Mobile has had impact on every aspect of life: dating, religion, parenting, etc.

It started in the ‘50s with TV advertising. The brands that jumped in saw that consumption was beginning to eclipse investment. When you identify those true deltas is when you can create a competitive advantage that lasts for a long time before others catch up.

Today, of seven billion people on Earth, 5.1 billion of them have a cell phone. (And 96 percent of millennials have a cell phone.) Forty percent of media is consumed on a mobile device, yet less than 10 percent of global media spending goes into true mobility. That leaves a lot of opportunity for us to challenge the digital world, and even humanity, to make things better and more applicable to today’s world or tomorrow’s needs.

One example of this is how hackers break Facebook every day.
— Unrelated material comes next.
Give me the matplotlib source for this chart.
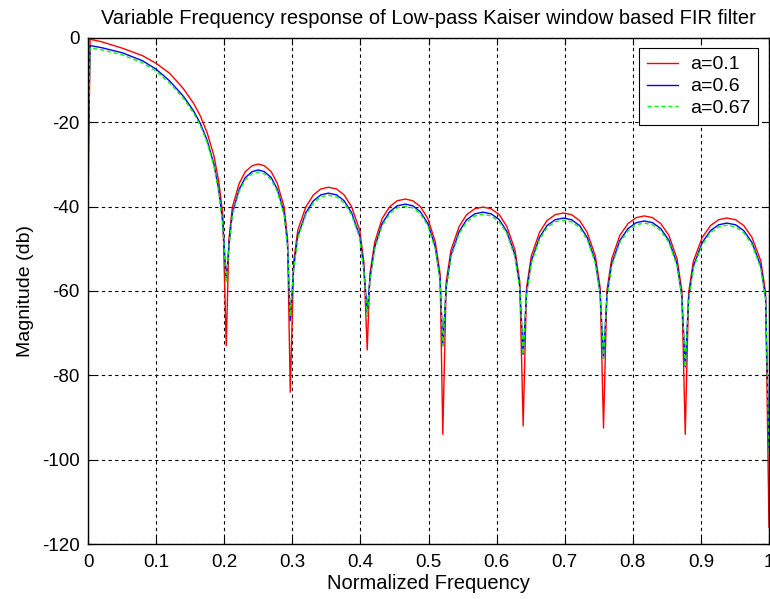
import matplotlib
matplotlib.use("Agg")
import matplotlib.pyplot as plt

plt.rcParams['font.family'] = ['Liberation Sans', 'DejaVu Sans']
plt.rcParams['axes.unicode_minus'] = False

# частоты (нормированные)
freq = [0, 0.003, 0.02, 0.05, 0.08, 0.1, 0.12, 0.14, 0.155, 0.165, 0.175, 0.185, 0.192, 0.198, 0.203,
        0.207, 0.212, 0.222, 0.231, 0.241, 0.250, 0.259, 0.269, 0.278, 0.288, 0.293, 0.297,
        0.302, 0.308, 0.320, 0.331, 0.342, 0.353, 0.365, 0.376, 0.387, 0.399, 0.405, 0.410,
        0.414, 0.421, 0.432, 0.443, 0.454, 0.466, 0.477, 0.488, 0.499, 0.510, 0.517, 0.521,
        0.526, 0.533, 0.545, 0.556, 0.568, 0.580, 0.592, 0.604, 0.615, 0.627, 0.634, 0.639,
        0.644, 0.651, 0.663, 0.674, 0.686, 0.698, 0.710, 0.722, 0.733, 0.745, 0.752, 0.757,
        0.762, 0.769, 0.781, 0.793, 0.805, 0.817, 0.829, 0.841, 0.853, 0.865, 0.872, 0.877,
        0.882, 0.889, 0.902, 0.914, 0.926, 0.938, 0.951, 0.963, 0.975, 0.988, 0.995, 1.0]

mag_a01 = [-41, -0.3, -0.9, -2.4, -4.2, -6, -8.4, -12, -15.5, -18.5, -22.5, -28, -34, -42, -73,
           -47.6, -40.1, -34.5, -31.7, -30.3, -29.9, -30.3, -31.7, -34.5, -40.1, -47.6, -84,
           -53.1, -45.6, -40, -37.2, -35.8, -35.4, -35.8, -37.2, -40, -45.6, -53.1, -74,
           -55.9, -48.4, -42.8, -40, -38.6, -38.2, -38.6, -40, -42.8, -48.4, -55.9, -94,
           -57.8, -50.3, -44.7, -41.9, -40.5, -40.1, -40.5, -41.9, -44.7, -50.3, -57.8, -92,
           -59.2, -51.7, -46.1, -43.3, -41.9, -41.5, -41.9, -43.3, -46.1, -51.7, -59.2, -92.5,
           -59.9, -52.4, -46.8, -44, -42.6, -42.2, -42.6, -44, -46.8, -52.4, -59.9, -94,
           -60.4, -52.9, -47.3, -44.5, -43.1, -42.7, -43.1, -44.5, -47.3, -52.9, -60.4, -116]

mag_a06 = [-28, -1.8, -2.3, -3.5, -5.4, -7.4, -10.2, -13.8, -17.3, -20.3, -24.3, -30, -36, -44, -57.5,
           -49, -41.5, -35.9, -33.1, -31.7, -31.3, -31.7, -33.1, -35.9, -41.5, -49, -67,
           -54.5, -47, -41.4, -38.6, -37.2, -36.8, -37.2, -38.6, -41.4, -47, -54.5, -65,
           -57.1, -49.6, -44, -41.2, -39.8, -39.4, -39.8, -41.2, -44, -49.6, -57.1, -73,
           -59, -51.5, -45.9, -43.1, -41.7, -41.3, -41.7, -43.1, -45.9, -51.5, -59, -75,
           -60.4, -52.9, -47.3, -44.5, -43.1, -42.7, -43.1, -44.5, -47.3, -52.9, -60.4, -76,
           -61.1, -53.6, -48, -45.2, -43.8, -43.4, -43.8, -45.2, -48, -53.6, -61.1, -78,
           -61.6, -54.1, -48.5, -45.7, -44.3, -43.9, -44.3, -45.7, -48.5, -54.1, -61.6, -97]

mag_a067 = [-28, -2.4, -2.8, -4, -5.9, -7.9, -10.7, -14.3, -17.8, -20.8, -24.8, -30.5, -36.5, -44.5, -58,
            -49.5, -42, -36.4, -33.6, -32.2, -31.8, -32.2, -33.6, -36.4, -42, -49.5, -66,
            -55, -47.5, -41.9, -39.1, -37.7, -37.3, -37.7, -39.1, -41.9, -47.5, -55, -66,
            -57.6, -50.1, -44.5, -41.7, -40.3, -39.9, -40.3, -41.7, -44.5, -50.1, -57.6, -73,
            -59.5, -52, -46.4, -43.6, -42.2, -41.8, -42.2, -43.6, -46.4, -52, -59.5, -75,
            -60.9, -53.4, -47.8, -45, -43.6, -43.2, -43.6, -45, -47.8, -53.4, -60.9, -76,
            -61.6, -54.1, -48.5, -45.7, -44.3, -43.9, -44.3, -45.7, -48.5, -54.1, -61.6, -78,
            -62.1, -54.6, -49, -46.2, -44.8, -44.4, -44.8, -46.2, -49, -54.6, -62.1, -98]

xticks = [0, 0.1, 0.2, 0.3, 0.4, 0.5, 0.6, 0.7, 0.8, 0.9, 1]
xticklabels = ['0', '0.1', '0.2', '0.3', '0.4', '0.5', '0.6', '0.7', '0.8', '0.9', '1']
yticks = [0, -20, -40, -60, -80, -100, -120]

fig = plt.figure(figsize=(7.7, 5.99), dpi=100)
ax = fig.add_axes([0.1143, 0.0918, 0.8844, 0.8448])

ax.plot(freq, mag_a01, color='red', linewidth=1, label='a=0.1')
ax.plot(freq, mag_a06, color='blue', linewidth=1, label='a=0.6')
ax.plot(freq, mag_a067, color='#00ff00', linewidth=1, linestyle=(0, (3, 2)), label='a=0.67')

ax.set_xlim(0, 1)
ax.set_ylim(-120, 0)
ax.set_xticks(xticks)
ax.set_xticklabels(xticklabels)
ax.set_yticks(yticks)
ax.grid(True, color='black', linestyle=(0, (3, 3)), linewidth=0.8)
ax.tick_params(direction='in', length=5, top=True, right=True, labelsize=13.5)
ax.tick_params(axis='x', pad=7)
ax.tick_params(axis='y', pad=6)
for s in ax.spines.values():
    s.set_linewidth(1.0)

ax.set_xlabel('Normalized Frequency', fontsize=14.5, labelpad=2)
ax.set_ylabel('Magnitude (db)', fontsize=14, labelpad=6)
ax.set_title('Variable Frequency response of Low-pass Kaiser window based FIR filter',
             fontsize=14.5, pad=10)

leg = ax.legend(loc='upper right', bbox_to_anchor=(0.984, 0.98), fontsize=14, fancybox=False,
                framealpha=1, edgecolor='black', borderpad=0.4, labelspacing=0.22,
                handlelength=1.6, handletextpad=0.6, borderaxespad=0)
leg.get_frame().set_linewidth(0.8)

fig.savefig('out.png', dpi=100)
This allows them to recreate Facebook in a better way, over and over again. But it’s not just the hackers who help rebuild Facebook, it’s also its users. It’s about accepting how someone is using/doing something (breaking it) and building on it anew to make it actionable.

How do you hack media?

Rethink mobile → Create a utility for mobile (like Uber).

Real-time engagement → How do you create real-time organizations? You experience something here and a product comes out immediately.

Monetize media → How do you begin to sell intellectual property? People buy with their money or attention.

Aspiration + allocation → You can aspire to be anything you want, but if you don’t allocate the resources and the time, you will never get there.

TV / video → Continuously evolving, from PVRs to live videos on social media, you need to keep up with the times and consumers or you’ll be left behind.

Culture vs. cluster → We no longer have to cluster consumers around age grounds because we have the data to target them.

Never be afraid to fail, because lessons come from failure. And don’t be afraid to try things that others say aren’t possible. Put yourself in the mindset of truly being able to absorb new ideas and think through them creatively.

Alan Kay: “The best way to predict the future is to invent it.”

Bonin Bough: “The best way to predict the future is to hack it.”